Strong foundations. There are so many metaphors. I’ve heard
about strong foundations in Sunday sermons basically my entire life. So when
the contractor said “cracks in the foundation” I expected the house to topple
on us any moment. But that’s not how it
works. First little cracks, then bigger ones, then more jagged and obvious
ones. Then crumbles. Is the house falling apart? Yes. Is it immediate? No. But
when the foundation isn’t right, the damage is being done long before it’s
clear on the surface. Certainly before it’s clear to those living inside and
way before it’s clear to those passing by.
This month, I have been paying really close attention to my
foundation. My recovery, my faith, my values. There have been things going on
around me that have made me wrestle and question. I have asked, “Do I believe
that?” “Is this The Gospel or is this my culture?” and most importantly, “Do my
actions seem to be aligned with my faith?” Is my foundation solid or are my
walls showing cracks? When someone I care about is resentful and proclaiming
that loudly to all who will listen, does my behavior change? When the refrigerator
falls out of the moving truck do I lose my mind? (Yes, it happened. And it rolled. Laugh, we have had to
laugh too.)
The house is being repaired. The damage is done, but no
further damage needs to happen and the experts are there to repair what is
broken. Even so, we are displaced. In
order for the work to happen we had to move out and leave this home that we
love. Our landlord has been amazing in the process and has given us beautiful
accommodation.
Our entire family moved together, Gogo is here with us. We have all of our things and all of our pets
(two dogs and two chickens.) My girls are sleeping in there same beds, with
their same blankets surrounded by their same toys. Ruth is doing her homework at the same desk,
grabbing snacks from the same fridge (although it’s slightly dented and
leaning.) The only thing that has changed is our location and the walls
surrounding us. According to my iphone,
we are exactly 7 miles and 10 minutes down the road.
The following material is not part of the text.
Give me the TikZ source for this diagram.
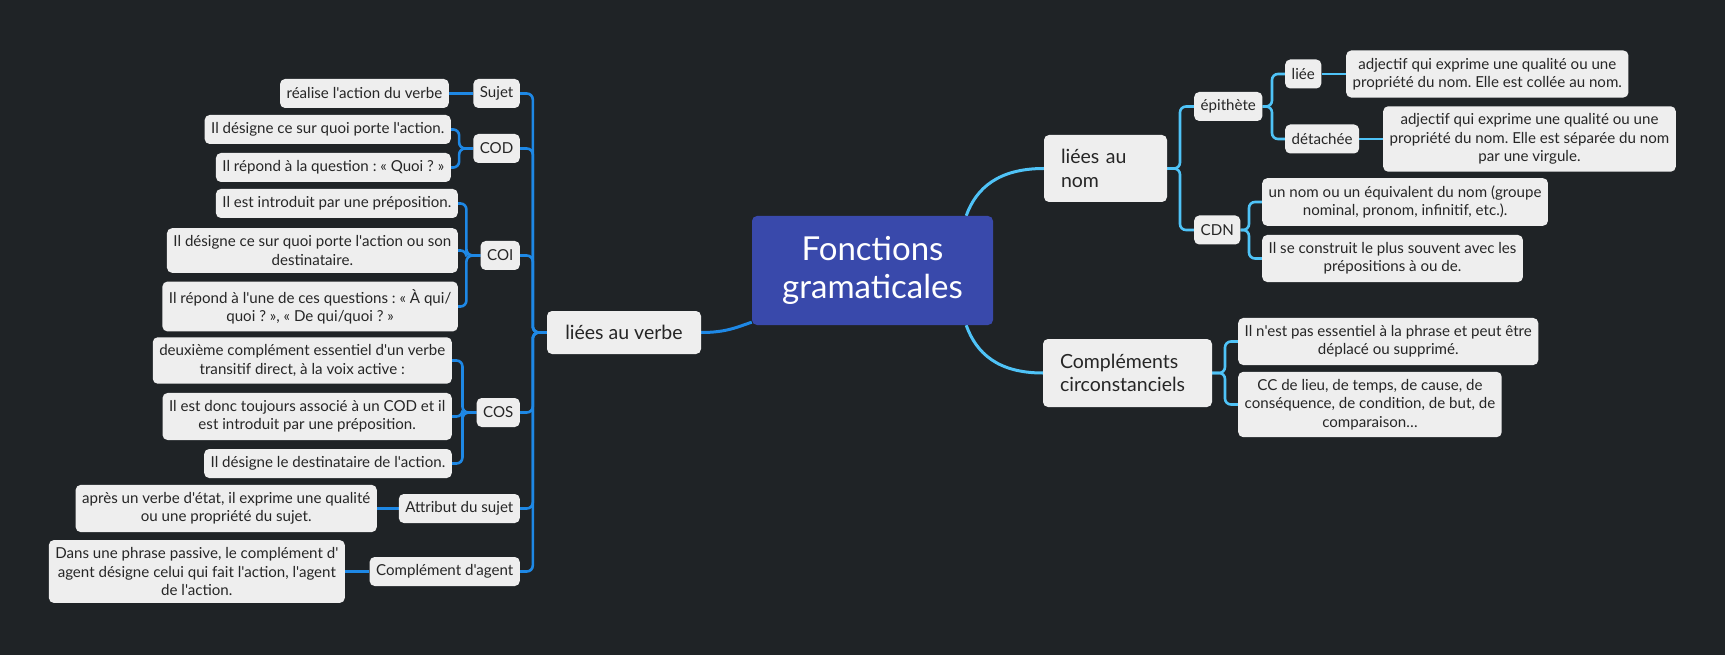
\documentclass[tikz,border=0pt]{standalone}
\usepackage{fontspec}
\setmainfont{Lato}[Ligatures=TeXOff]
\usetikzlibrary{positioning,calc}
\definecolor{bgdark}{HTML}{1F2326}
\definecolor{rootblue}{HTML}{3949AB}
\definecolor{lblue}{HTML}{1E88E5}
\definecolor{rcyan}{HTML}{4FC3F7}
\definecolor{boxgrey}{HTML}{EEEEEE}
\definecolor{inkdark}{HTML}{262626}
\pgfdeclarelayer{bg}
\pgfdeclarelayer{edges}
\pgfsetlayers{bg,edges,main}
\frenchspacing

\tikzset{
  box/.style={fill=boxgrey, text=inkdark, rounded corners=5, inner xsep=6.5, inner ysep=7.5,
    align=center, font=\fontsize{15.1}{18.3}\selectfont, minimum height=29},
  leaf/.style={box},
  sub/.style={box},
  topic/.style={box, font=\fontsize{19.5}{23.5}\selectfont, inner xsep=17},
  root/.style={fill=rootblue, text=white, rounded corners=5, align=center,
    font=\fontsize{33}{38}\selectfont, minimum width=241, minimum height=109},
  lline/.style={draw=lblue, line width=2.6, rounded corners=6},
  rline/.style={draw=rcyan, line width=2.6, rounded corners=6},
}

\begin{document}
\begin{tikzpicture}[x=1pt,y=-1pt]
\begin{pgfonlayer}{bg}
\fill[bgdark] (0,0) rectangle (1725,655);
\end{pgfonlayer}
\useasboundingbox (0,0) rectangle (1725,655);

% root
\node[root] (root) at (872.5,270.5) {Fonctions\\gramaticales};

% liées au verbe
\node[topic, minimum width=154, minimum height=43] (verbe) at (624,332.5) {liées au verbe};

\node[sub, anchor=east] (sujet) at (520,93.5) {Sujet};
\node[sub, anchor=east] (cod) at (520,148.5) {COD};
\node[sub, anchor=east] (coi) at (520,255.5) {COI};
\node[sub, anchor=east] (cos) at (520,412.5) {COS};
\node[sub, anchor=east] (attr) at (520,508.5) {Attribut du sujet};
\node[sub, anchor=east] (agent) at (520,571.5) {Complément d'agent};

\node[leaf, anchor=east] (sujetA) at (449,93.5) {réalise l'action du verbe};
\node[leaf, anchor=east] (codA) at (451,129.5) {Il désigne ce sur quoi porte l'action.};
\node[leaf, anchor=east] (codB) at (451,167.5) {Il répond à la question : « Quoi ? »};
\node[leaf, anchor=east] (coiA) at (458,203.5) {Il est introduit par une préposition.};
\node[leaf, anchor=east] (coiB) at (458,250.5) {Il désigne ce sur quoi porte l'action ou son\\destinataire.};
\node[leaf, anchor=east] (coiC) at (458,306.5) {Il répond à l'une de ces questions : « À qui/\\quoi ? », « De qui/quoi ? »};
\node[leaf, anchor=east] (cosA) at (452,360.5) {deuxième complément essentiel d'un verbe\\transitif direct, à la voix active :};
\node[leaf, anchor=east] (cosB) at (452,416.5) {Il est donc toujours associé à un COD et il\\est introduit par une préposition.};
\node[leaf, anchor=east] (cosC) at (452,463.5) {Il désigne le destinataire de l'action.};
\node[leaf, anchor=east] (attrA) at (377,508.5) {après un verbe d'état, il exprime une qualité\\ou une propriété du sujet.};
\node[leaf, anchor=east] (agentA) at (345,571.5) {Dans une phrase passive, le complément d'\\agent désigne celui qui fait l'action, l'agent\\de l'action.};

% liées au nom
\node[topic, align=left, text width=89, minimum height=67] (nom) at (1105.5,168.5) {liées au\\nom};

\node[sub, anchor=west] (epi) at (1194,106.5) {épithète};
\node[sub, anchor=west] (cdn) at (1194,230) {CDN};
\node[sub, anchor=west] (liee) at (1285,74) {liée};
\node[sub, anchor=west] (deta) at (1285,139) {détachée};

\node[leaf, anchor=west] (lieeA) at (1346,74) {adjectif qui exprime une qualité ou une\\propriété du nom. Elle est collée au nom.};
\node[leaf, anchor=west] (detaA) at (1383,139) {adjectif qui exprime une qualité ou une\\propriété du nom. Elle est séparée du nom\\par une virgule.};
\node[leaf, anchor=west] (cdnA) at (1262,202) {un nom ou un équivalent du nom (groupe\\nominal, pronom, infinitif, etc.).};
\node[leaf, anchor=west] (cdnB) at (1262,258.5) {Il se construit le plus souvent avec les\\prépositions à ou de.};

% compléments circonstanciels
\node[topic, align=left, text width=135, minimum height=68] (cc) at (1127.5,373) {Compléments\\circonstanciels};

\node[leaf, anchor=west] (ccA) at (1238,341.5) {Il n'est pas essentiel à la phrase et peut être\\déplacé ou supprimé.};
\node[leaf, anchor=west] (ccB) at (1238,404.5) {CC de lieu, de temps, de cause, de\\conséquence, de condition, de but, de\\comparaison…};

\begin{pgfonlayer}{edges}
% root to topics
\draw[lline, line width=3] (verbe.east) .. controls +(25,0) and +(-15,5) .. ([yshift=3]root.south west);
\draw[rline, line width=3] ([xshift=-27]root.north east) .. controls +(10,-28) and +(-45,0) .. (nom.west);
\draw[rline, line width=3] ([xshift=-27]root.south east) .. controls +(10,28) and +(-45,0) .. (cc.west);

% left branches
\foreach \c in {sujet,cod,coi,cos,attr,agent}
  \draw[lline] (\c.east) -| ([xshift=-14]verbe.west) -- (verbe.west);
\foreach \c in {codA,codB}
  \draw[lline] (\c.east) -| ([xshift=-14]cod.west) -- (cod.west);
\foreach \c in {coiA,coiB,coiC}
  \draw[lline] (\c.east) -| ([xshift=-14]coi.west) -- (coi.west);
\foreach \c in {cosA,cosB,cosC}
  \draw[lline] (\c.east) -| ([xshift=-14]cos.west) -- (cos.west);
\draw[lline] (sujetA.east) -- (sujet.west);
\draw[lline] (attrA.east) -- (attr.west);
\draw[lline] (agentA.east) -- (agent.west);

% right branches
\foreach \c in {epi,cdn}
  \draw[rline] (nom.east) -| ([xshift=-14]\c.west) -- (\c.west);
\foreach \c in {liee,deta}
  \draw[rline] (epi.east) -| ([xshift=-13]\c.west) -- (\c.west);
\foreach \c in {cdnA,cdnB}
  \draw[rline] (cdn.east) -| ([xshift=-13]\c.west) -- (\c.west);
\foreach \c in {ccA,ccB}
  \draw[rline] (cc.east) -| ([xshift=-13]\c.west) -- (\c.west);
\draw[rline] (liee.east) -- (lieeA.west);
\draw[rline] (deta.east) -- (detaA.west);
\end{pgfonlayer}
\end{tikzpicture}
\end{document}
This might seem like an exaggeration to call us displaced. It might seem as if there
would be no effects, but the effects have been much bigger than we
expected. I am discombobulated, I can’t
find things and whenever we get in the car to go to our places I get turned
around or lost. Ruth has done
surprisingly well, although she is disgruntled that she has to get in the car
at 7:00am in the chilly winter morning rather than stroll around the corner to
school at 7:25. Vivienne has had the hardest adjustment. This home is lovely
and comes equipped with three friends, girls all around her age that LOVE to
play. There is a gorgeous garden to run in and a trampoline, swings and a
playground. Everyone she loves is here. And yet she is weepy, not sleeping well
and super clingy. She has APPEARED to be angry, but when you dig deep you see
that she is sad. She has had moments where she looks wonky and wild, but if you
dig deep she is scared. When she is vulnerable, she will cuddle up and say, “I
don’t want to sleep in this house. Mommy, I want to go back to my crack house.”
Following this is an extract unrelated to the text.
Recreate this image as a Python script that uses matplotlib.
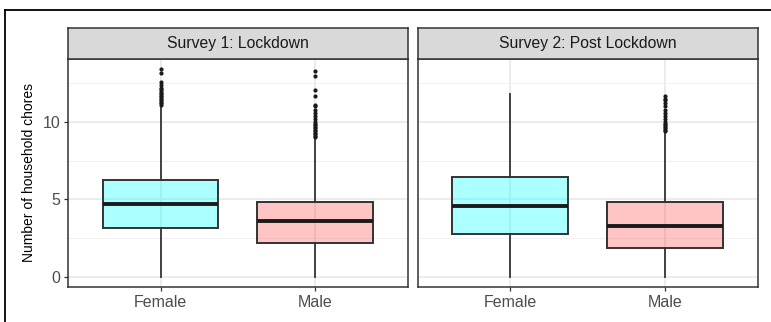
import matplotlib
matplotlib.use("Agg")
import matplotlib.pyplot as plt
from matplotlib.lines import Line2D

plt.rcParams['font.family'] = ['Liberation Sans', 'DejaVu Sans']

# ---- data ----
surveys = ["Survey 1: Lockdown", "Survey 2: Post Lockdown"]
genders = ["Female", "Male"]

# five-number summaries per survey, order: Female, Male
whislo = [[0.0, 0.0], [0.0, 0.0]]
q1 = [[3.12, 2.15], [2.75, 1.85]]
med = [[4.72, 3.62], [4.59, 3.25]]
q3 = [[6.27, 4.85], [6.42, 4.85]]
whishi = [[11.0, 8.9], [11.83, 9.3]]

outliers_s1_female = [11.1, 11.2, 11.3, 11.4, 11.5, 11.6, 11.7, 11.8, 11.9, 12.0,
                      12.1, 12.2, 12.4, 12.6, 13.17, 13.42]
outliers_s1_male = [9.0, 9.1, 9.2, 9.3, 9.4, 9.5, 9.6, 9.7, 9.8, 9.9, 10.0, 10.2,
                    10.4, 10.6, 10.8, 11.0, 11.1, 11.7, 12.04, 13.0, 13.27]
outliers_s2_female = []
outliers_s2_male = [9.4, 9.5, 9.6, 9.7, 9.8, 9.9, 10.0, 10.2, 10.4, 10.6, 10.8,
                    11.0, 11.2, 11.4, 11.5, 11.65]
outliers = [[outliers_s1_female, outliers_s1_male],
            [outliers_s2_female, outliers_s2_male]]

y_ticks = [0, 5, 10]
y_minor = [2.5, 7.5, 12.5]
fill_colors = [("#00FFFF", 0.33), ("#FF0000", 0.23)]

# ---- figure ----
W, H = 771, 322
fig = plt.figure(figsize=(W / 100, H / 100), dpi=100)

def fx(px):
    return px / W

def fy(py):
    return 1 - py / H

panel_x = [(68, 407.5), (417.5, 758)]
panel_top, panel_bot, strip_top = 59, 287, 28

for si, survey in enumerate(surveys):
    x0, x1 = panel_x[si]
    ax = fig.add_axes([fx(x0), fy(panel_bot), fx(x1 - x0), (panel_bot - panel_top) / H])
    ax.set_xlim(0.4, 2.6)
    ax.set_ylim(-0.67, 14.07)

    # grid
    for y in y_minor:
        ax.axhline(y, color="#F2F2F2", lw=0.7, zorder=0)
    for y in y_ticks:
        ax.axhline(y, color="#EBEBEB", lw=1.3, zorder=0)
    for x in [1, 2]:
        ax.axvline(x, color="#EBEBEB", lw=1.3, zorder=0)

    stats = []
    for gi, g in enumerate(genders):
        stats.append(dict(label=g, whislo=whislo[si][gi], q1=q1[si][gi], med=med[si][gi],
                          q3=q3[si][gi], whishi=whishi[si][gi], fliers=outliers[si][gi]))
    bp = ax.bxp(stats, positions=[1, 2], widths=0.75, patch_artist=True, showcaps=False,
                boxprops=dict(edgecolor="#333333", linewidth=1.4),
                whiskerprops=dict(color="#333333", linewidth=1.3),
                medianprops=dict(color="#1A1A1A", linewidth=2.8),
                flierprops=dict(marker="o", markersize=2.0, markerfacecolor="#1A1A1A",
                                markeredgecolor="#1A1A1A", linestyle="none"))
    for patch, (c, a) in zip(bp["boxes"], fill_colors):
        patch.set_facecolor(matplotlib.colors.to_rgba(c, a))
        patch.set_zorder(2)

    ax.set_yticks(y_ticks)
    ax.set_xticks([1, 2])
    ax.set_xticklabels(genders)
    ax.tick_params(axis="both", length=3, width=0.9, color="#333333",
                   labelcolor="#4D4D4D", labelsize=11.5, pad=2.5)
    if si == 1:
        ax.tick_params(axis="y", left=False, labelleft=False)
    else:
        ax.set_ylabel("Number of household chores", fontsize=10, color="black", labelpad=5)
    for sp in ax.spines.values():
        sp.set_color("#333333")
        sp.set_linewidth(1.1)

    # facet strip
    sax = fig.add_axes([fx(x0), fy(panel_top), fx(x1 - x0), (panel_top - strip_top) / H])
    sax.set_xticks([])
    sax.set_yticks([])
    sax.set_facecolor("#D9D9D9")
    for sp in sax.spines.values():
        sp.set_color("#333333")
        sp.set_linewidth(1.1)
    sax.text(0.5, 0.5, survey, ha="center", va="center", fontsize=11.3, color="#1A1A1A",
             transform=sax.transAxes)

# outer frame lines (left and top)
fig.add_artist(Line2D([fx(4.5), fx(4.5)], [fy(9.5), 0], color="black", lw=1.3,
                      transform=fig.transFigure))
fig.add_artist(Line2D([fx(4.5), 1], [fy(9.5), fy(9.5)], color="black", lw=1.3,
                      transform=fig.transFigure))

fig.savefig("out.png", dpi=100)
(Laugh, we have been CACKLING at her affectionate term for the home that was
cracking all around us.)
My children are
displaced. But because they are with me and their father and the adults they
trust and love they will settle and there will be little lasting damage.
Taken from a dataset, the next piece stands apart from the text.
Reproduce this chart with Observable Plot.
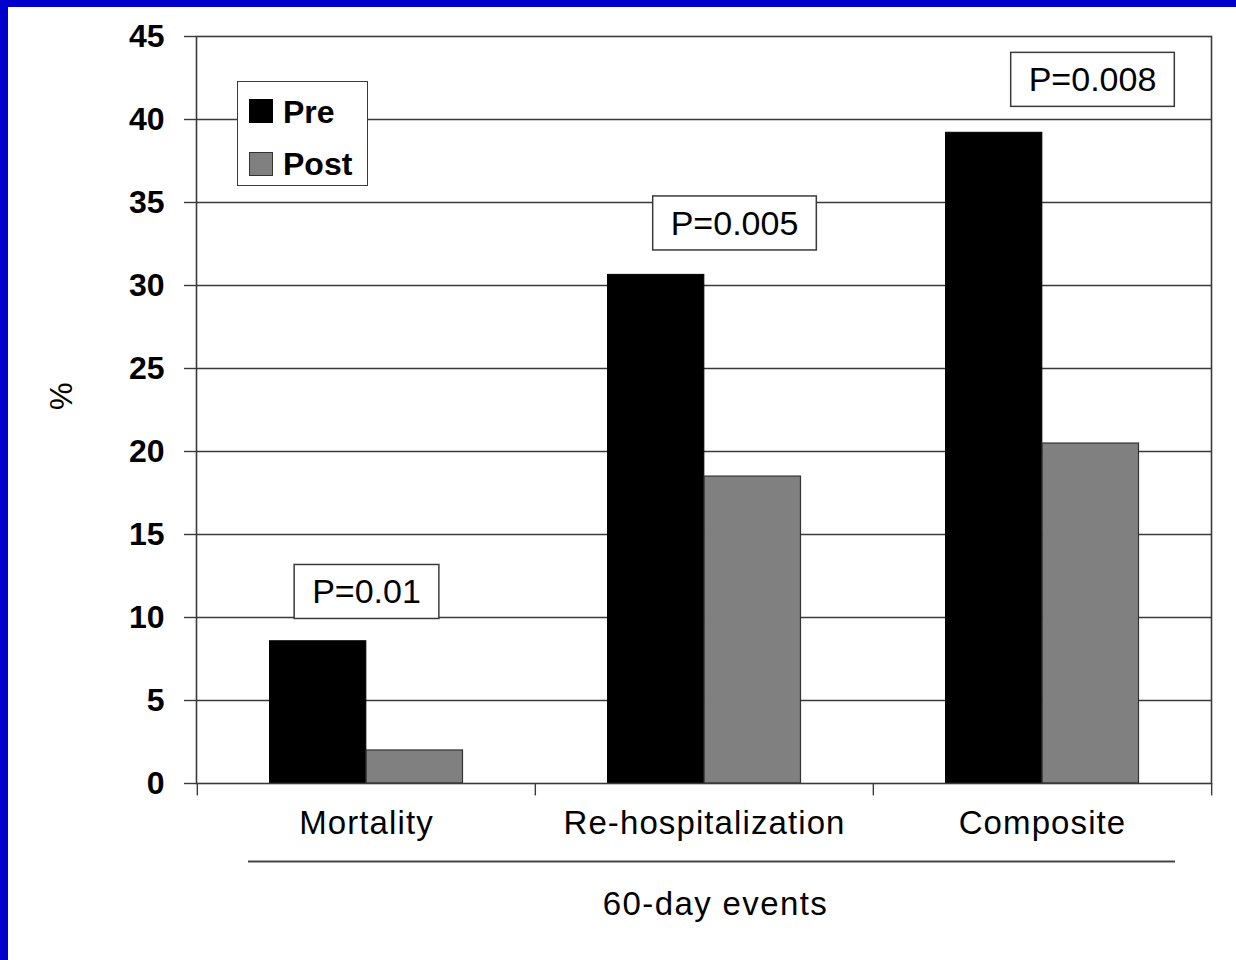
<!DOCTYPE html>
<html>
<head>
<meta charset="utf-8">
<script src="https://cdn.jsdelivr.net/npm/d3@7"></script>
<script src="https://cdn.jsdelivr.net/npm/@observablehq/plot@0.6"></script>
<style>
  html, body { margin: 0; padding: 0; background: #fff; }
  #wrap { position: relative; width: 1236px; height: 960px; overflow: hidden; background: #fff;
          font-family: "Liberation Sans", Arial, sans-serif; }
  #wrap svg { position: absolute; left: 0; top: 0; }
  .blue-top { position: absolute; left: 0; top: 0; width: 1236px; height: 7px; background: #0000cc; z-index: 5; }
  .blue-left { position: absolute; left: 0; top: 0; width: 8px; height: 960px; background: #0000cc; z-index: 5; }
  .legend { position: absolute; left: 237px; top: 81px; width: 131px; height: 105px; box-sizing: border-box;
            border: 1.6px solid #3a3a3a; background: #fff; z-index: 4; }
  .legend .sw { position: absolute; left: 11px; width: 24px; height: 24px; box-sizing: border-box; }
  .legend .lab { position: absolute; left: 45px; font-size: 32px; font-weight: bold; line-height: 1; color: #000; }
</style>
</head>
<body>
<div id="wrap"></div>
<script>
// ---- data ----
const categories = ["Mortality", "Re-hospitalization", "Composite"];
const series = ["Pre", "Post"];
const preValues = [8.57, 30.64, 39.2];
const postValues = [1.99, 18.49, 20.48];
const seriesColors = ["#000000", "#808080"];
const yTicks = [0, 5, 10, 15, 20, 25, 30, 35, 40, 45];
const pLabels = ["P=0.01", "P=0.005", "P=0.008"];
const pLabelY = [11.5, 33.7, 42.35];
const pLabelNudge = [0, 30, 50];
const yLabel = "%";
const xTitle = "60-day events";

const rows = categories.flatMap((c, i) => [
  {category: c, series: series[0], value: preValues[i]},
  {category: c, series: series[1], value: postValues[i]}
]);
const annotations = categories.map((c, i) => ({category: c, label: pLabels[i], y: pLabelY[i]}));

// ---- layout ----
const W = 1236, H = 960, mL = 196, mR = 25, mT = 36, mB = 177;
const bw = (W - mL - mR) / categories.length;
const outer = 72.5;
const lineColor = "#3a3a3a";

const chart = Plot.plot({
  width: W, height: H,
  marginLeft: mL, marginRight: mR, marginTop: mT, marginBottom: mB,
  style: {fontFamily: "'Liberation Sans', Arial, sans-serif", background: "transparent", color: "#000", overflow: "visible"},
  x: {type: "band", domain: categories, padding: 0},
  y: {domain: [0, 45]},
  marks: [
    Plot.ruleY(yTicks.filter(t => t > 0 && t < 45), {stroke: lineColor, strokeWidth: 1.4}),
    Plot.barY(rows.filter(d => d.series === series[0]), {
      x: "category", y: "value", fill: seriesColors[0], stroke: "#000", strokeWidth: 1,
      insetLeft: outer, insetRight: bw / 2
    }),
    Plot.barY(rows.filter(d => d.series === series[1]), {
      x: "category", y: "value", fill: seriesColors[1], stroke: "#333", strokeWidth: 1.2,
      insetLeft: bw / 2, insetRight: outer
    }),
    Plot.frame({stroke: lineColor, strokeWidth: 1.6}),
    Plot.axisY({ticks: yTicks, tickSize: 12, tickPadding: 20, fontSize: 32, fontWeight: "bold",
                label: null, stroke: lineColor, strokeWidth: 1.4}),
    Plot.axisX({tickSize: 0, tickPadding: 27, fontSize: 33, label: null}),
    Plot.ruleX(categories, {x: d => d, dx: -bw / 2, y1: -0.75, y2: 0, stroke: lineColor, strokeWidth: 1.4}),
    Plot.ruleX(categories.slice(-1), {x: d => d, dx: bw / 2, y1: -0.75, y2: 0, stroke: lineColor, strokeWidth: 1.4}),
    ...annotations.map((a, i) => Plot.text([a], {
      x: "category", y: "y", text: "label", dx: pLabelNudge[i],
      fontSize: 34, lineAnchor: "middle", fill: "#000"
    })),
    Plot.text([yLabel], {text: d => d, frameAnchor: "left", dx: -134, rotate: -90, fontSize: 31, fill: "#000"}),
    Plot.ruleY([0], {dy: 78, insetLeft: 52, insetRight: 36, stroke: "#444", strokeWidth: 2}),
    Plot.text([xTitle], {text: d => d, frameAnchor: "bottom", dy: 121, dx: 11.5, fontSize: 33, lineAnchor: "middle", fill: "#000"})
  ]
});

const wrap = document.getElementById("wrap");
wrap.appendChild(chart);

// slightly wider lettering, as in the reference
d3.select(chart).selectAll("text")
  .filter(function() { return categories.includes(this.textContent); })
  .style("letter-spacing", "1.1px");
d3.select(chart).selectAll("text")
  .filter(function() { return this.textContent === xTitle; })
  .style("letter-spacing", "1.4px");

// boxes behind the p-value labels
const svgns = "http://www.w3.org/2000/svg";
d3.select(chart).selectAll("text")
  .filter(function() { return pLabels.includes(this.textContent); })
  .each(function() {
    const b = this.getBBox();
    const r = document.createElementNS(svgns, "rect");
    const padX = 18, padY = 9;
    r.setAttribute("x", b.x - padX);
    r.setAttribute("y", b.y - padY + 1);
    r.setAttribute("width", b.width + 2 * padX);
    r.setAttribute("height", b.height + 2 * padY - 2);
    r.setAttribute("fill", "#fff");
    r.setAttribute("stroke", lineColor);
    r.setAttribute("stroke-width", 1.5);
    const t = this.getAttribute("transform");
    if (t) r.setAttribute("transform", t);
    this.parentNode.insertBefore(r, this);
  });

// legend
const legend = document.createElement("div");
legend.className = "legend";
series.forEach((s, i) => {
  const sw = document.createElement("div");
  sw.className = "sw";
  sw.style.top = (17 + i * 53) + "px";
  sw.style.background = seriesColors[i];
  sw.style.border = "1px solid " + (i === 0 ? "#000" : "#333");
  legend.appendChild(sw);
  const lab = document.createElement("div");
  lab.className = "lab";
  lab.style.top = (14 + i * 52) + "px";
  lab.textContent = s;
  legend.appendChild(lab);
});
wrap.appendChild(legend);

const bt = document.createElement("div"); bt.className = "blue-top"; wrap.appendChild(bt);
const bl = document.createElement("div"); bl.className = "blue-left"; wrap.appendChild(bl);
</script>
</body>
</html>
But at the same time that my three year old has crawled into
my arms crying, looking for comfort I have heard cries from the children of
strangers. Videos and audio released online of children who have parents
seeking a better life, sometimes in the right way and sometimes not. Some
children of parents who are seeking safety from the dangers of the world they
live in; violence and natural disasters (remember that volcano that erupted in
Guatemala?) I haven’t had the emotional margin to read or watch much of the
enormous amount of content, but what I have seen and heard has hurt me deeply.
In my work I have had to learn how to hear the message in the cries. There is a
difference between sad and scared. Hungry or hurt. And then there is terror,
danger, and trauma. Those cries immediately cause my body to react. I have only
heard that cry from Vivienne once.
Regardless of my politics- my values, my faith and my
recovery require of me to be outraged that we live in a world where already
displaced children would be separated from their parents. We may not be responsible for their
displacement but we must not be doing the reprehensible damage of then removing
them from the adults they know who can help maintain some sense of security. These
kiddos MUST be reunited with their people. My faith, my values, my beliefs
dictate that I must speak out about that.
Our displacement
pales in comparison and yet my children are struggling. In their struggle to
accept a new, temporary normal they find comfort in the arms of safe and
trusted adults. Every child needs and deserves this.